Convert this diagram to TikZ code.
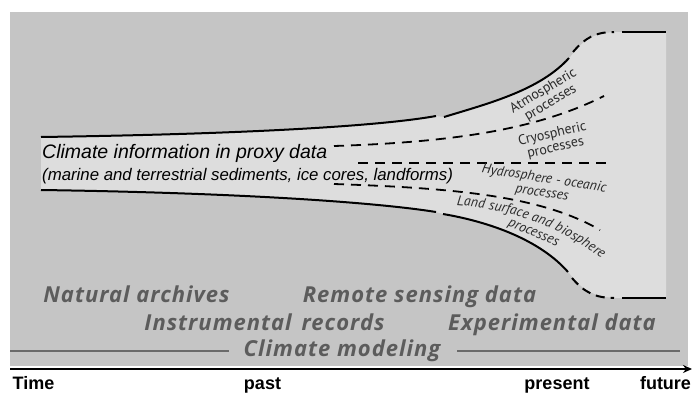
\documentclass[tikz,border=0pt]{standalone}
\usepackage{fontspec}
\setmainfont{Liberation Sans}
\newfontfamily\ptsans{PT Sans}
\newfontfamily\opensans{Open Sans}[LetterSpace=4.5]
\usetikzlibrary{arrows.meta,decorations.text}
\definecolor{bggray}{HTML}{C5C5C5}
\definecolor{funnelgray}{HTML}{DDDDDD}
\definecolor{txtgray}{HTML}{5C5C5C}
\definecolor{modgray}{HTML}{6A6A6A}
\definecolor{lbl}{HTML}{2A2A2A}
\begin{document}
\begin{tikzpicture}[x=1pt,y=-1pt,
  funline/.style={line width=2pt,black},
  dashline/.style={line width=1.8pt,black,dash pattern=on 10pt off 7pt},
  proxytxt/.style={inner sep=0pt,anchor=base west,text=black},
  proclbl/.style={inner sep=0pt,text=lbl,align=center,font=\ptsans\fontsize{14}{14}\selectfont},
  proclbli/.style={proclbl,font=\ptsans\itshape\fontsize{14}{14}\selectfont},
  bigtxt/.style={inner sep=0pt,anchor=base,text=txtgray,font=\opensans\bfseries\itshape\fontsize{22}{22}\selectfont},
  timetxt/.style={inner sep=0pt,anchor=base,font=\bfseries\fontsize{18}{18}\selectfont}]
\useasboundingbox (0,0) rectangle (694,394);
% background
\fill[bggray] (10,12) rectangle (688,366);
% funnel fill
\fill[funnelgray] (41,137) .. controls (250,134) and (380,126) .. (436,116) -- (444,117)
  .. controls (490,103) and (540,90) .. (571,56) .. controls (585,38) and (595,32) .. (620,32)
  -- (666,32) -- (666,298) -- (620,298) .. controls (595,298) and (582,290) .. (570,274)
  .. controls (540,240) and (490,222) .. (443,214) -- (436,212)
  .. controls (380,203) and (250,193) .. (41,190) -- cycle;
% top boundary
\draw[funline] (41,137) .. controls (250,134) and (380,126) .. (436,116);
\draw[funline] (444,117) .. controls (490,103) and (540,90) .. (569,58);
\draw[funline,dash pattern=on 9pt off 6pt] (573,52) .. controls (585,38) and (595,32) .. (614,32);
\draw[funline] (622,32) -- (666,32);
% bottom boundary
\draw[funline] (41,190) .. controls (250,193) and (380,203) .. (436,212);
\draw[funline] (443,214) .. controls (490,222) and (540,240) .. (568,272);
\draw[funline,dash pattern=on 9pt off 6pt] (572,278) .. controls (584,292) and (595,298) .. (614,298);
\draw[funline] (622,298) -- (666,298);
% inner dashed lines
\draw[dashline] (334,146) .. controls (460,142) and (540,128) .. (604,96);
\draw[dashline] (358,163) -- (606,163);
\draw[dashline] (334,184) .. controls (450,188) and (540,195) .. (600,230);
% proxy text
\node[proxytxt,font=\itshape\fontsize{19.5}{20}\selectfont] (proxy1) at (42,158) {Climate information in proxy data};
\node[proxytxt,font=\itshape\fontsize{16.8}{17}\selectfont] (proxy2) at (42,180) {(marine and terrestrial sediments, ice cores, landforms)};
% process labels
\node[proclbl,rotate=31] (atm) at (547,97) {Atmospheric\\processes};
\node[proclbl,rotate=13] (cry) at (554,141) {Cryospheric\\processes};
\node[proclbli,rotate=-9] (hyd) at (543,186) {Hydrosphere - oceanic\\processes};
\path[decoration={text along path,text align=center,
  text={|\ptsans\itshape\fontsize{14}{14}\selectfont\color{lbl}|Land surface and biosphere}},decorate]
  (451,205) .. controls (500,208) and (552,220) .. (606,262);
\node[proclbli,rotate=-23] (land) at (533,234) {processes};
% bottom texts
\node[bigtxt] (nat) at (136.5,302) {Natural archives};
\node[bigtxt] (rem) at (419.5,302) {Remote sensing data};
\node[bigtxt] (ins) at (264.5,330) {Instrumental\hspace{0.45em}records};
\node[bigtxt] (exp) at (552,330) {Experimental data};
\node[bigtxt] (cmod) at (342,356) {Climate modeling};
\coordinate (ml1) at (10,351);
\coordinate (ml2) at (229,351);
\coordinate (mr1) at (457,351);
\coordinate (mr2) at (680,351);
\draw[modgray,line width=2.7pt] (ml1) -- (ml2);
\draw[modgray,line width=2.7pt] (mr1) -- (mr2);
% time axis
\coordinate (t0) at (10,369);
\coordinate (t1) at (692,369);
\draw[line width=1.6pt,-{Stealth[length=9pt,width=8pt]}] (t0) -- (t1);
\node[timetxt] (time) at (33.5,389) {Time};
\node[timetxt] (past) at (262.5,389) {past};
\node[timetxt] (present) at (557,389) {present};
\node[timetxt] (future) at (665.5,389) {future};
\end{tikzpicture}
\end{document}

##########

→ WHAT IS BEING ASKED:
Without including any pictures, print all of the material exactly as given.

→ RESULT:
Convert this diagram to TikZ code.
\documentclass[tikz,border=0pt]{standalone}
\usepackage{fontspec}
\setmainfont{Liberation Sans}
\newfontfamily\ptsans{PT Sans}
\newfontfamily\opensans{Open Sans}[LetterSpace=4.5]
\usetikzlibrary{arrows.meta,decorations.text}
\definecolor{bggray}{HTML}{C5C5C5}
\definecolor{funnelgray}{HTML}{DDDDDD}
\definecolor{txtgray}{HTML}{5C5C5C}
\definecolor{modgray}{HTML}{6A6A6A}
\definecolor{lbl}{HTML}{2A2A2A}
\begin{document}
\begin{tikzpicture}[x=1pt,y=-1pt,
  funline/.style={line width=2pt,black},
  dashline/.style={line width=1.8pt,black,dash pattern=on 10pt off 7pt},
  proxytxt/.style={inner sep=0pt,anchor=base west,text=black},
  proclbl/.style={inner sep=0pt,text=lbl,align=center,font=\ptsans\fontsize{14}{14}\selectfont},
  proclbli/.style={proclbl,font=\ptsans\itshape\fontsize{14}{14}\selectfont},
  bigtxt/.style={inner sep=0pt,anchor=base,text=txtgray,font=\opensans\bfseries\itshape\fontsize{22}{22}\selectfont},
  timetxt/.style={inner sep=0pt,anchor=base,font=\bfseries\fontsize{18}{18}\selectfont}]
\useasboundingbox (0,0) rectangle (694,394);
% background
\fill[bggray] (10,12) rectangle (688,366);
% funnel fill
\fill[funnelgray] (41,137) .. controls (250,134) and (380,126) .. (436,116) -- (444,117)
  .. controls (490,103) and (540,90) .. (571,56) .. controls (585,38) and (595,32) .. (620,32)
  -- (666,32) -- (666,298) -- (620,298) .. controls (595,298) and (582,290) .. (570,274)
  .. controls (540,240) and (490,222) .. (443,214) -- (436,212)
  .. controls (380,203) and (250,193) .. (41,190) -- cycle;
% top boundary
\draw[funline] (41,137) .. controls (250,134) and (380,126) .. (436,116);
\draw[funline] (444,117) .. controls (490,103) and (540,90) .. (569,58);
\draw[funline,dash pattern=on 9pt off 6pt] (573,52) .. controls (585,38) and (595,32) .. (614,32);
\draw[funline] (622,32) -- (666,32);
% bottom boundary
\draw[funline] (41,190) .. controls (250,193) and (380,203) .. (436,212);
\draw[funline] (443,214) .. controls (490,222) and (540,240) .. (568,272);
\draw[funline,dash pattern=on 9pt off 6pt] (572,278) .. controls (584,292) and (595,298) .. (614,298);
\draw[funline] (622,298) -- (666,298);
% inner dashed lines
\draw[dashline] (334,146) .. controls (460,142) and (540,128) .. (604,96);
\draw[dashline] (358,163) -- (606,163);
\draw[dashline] (334,184) .. controls (450,188) and (540,195) .. (600,230);
% proxy text
\node[proxytxt,font=\itshape\fontsize{19.5}{20}\selectfont] (proxy1) at (42,158) {Climate information in proxy data};
\node[proxytxt,font=\itshape\fontsize{16.8}{17}\selectfont] (proxy2) at (42,180) {(marine and terrestrial sediments, ice cores, landforms)};
% process labels
\node[proclbl,rotate=31] (atm) at (547,97) {Atmospheric\\processes};
\node[proclbl,rotate=13] (cry) at (554,141) {Cryospheric\\processes};
\node[proclbli,rotate=-9] (hyd) at (543,186) {Hydrosphere - oceanic\\processes};
\path[decoration={text along path,text align=center,
  text={|\ptsans\itshape\fontsize{14}{14}\selectfont\color{lbl}|Land surface and biosphere}},decorate]
  (451,205) .. controls (500,208) and (552,220) .. (606,262);
\node[proclbli,rotate=-23] (land) at (533,234) {processes};
% bottom texts
\node[bigtxt] (nat) at (136.5,302) {Natural archives};
\node[bigtxt] (rem) at (419.5,302) {Remote sensing data};
\node[bigtxt] (ins) at (264.5,330) {Instrumental\hspace{0.45em}records};
\node[bigtxt] (exp) at (552,330) {Experimental data};
\node[bigtxt] (cmod) at (342,356) {Climate modeling};
\coordinate (ml1) at (10,351);
\coordinate (ml2) at (229,351);
\coordinate (mr1) at (457,351);
\coordinate (mr2) at (680,351);
\draw[modgray,line width=2.7pt] (ml1) -- (ml2);
\draw[modgray,line width=2.7pt] (mr1) -- (mr2);
% time axis
\coordinate (t0) at (10,369);
\coordinate (t1) at (692,369);
\draw[line width=1.6pt,-{Stealth[length=9pt,width=8pt]}] (t0) -- (t1);
\node[timetxt] (time) at (33.5,389) {Time};
\node[timetxt] (past) at (262.5,389) {past};
\node[timetxt] (present) at (557,389) {present};
\node[timetxt] (future) at (665.5,389) {future};
\end{tikzpicture}
\end{document}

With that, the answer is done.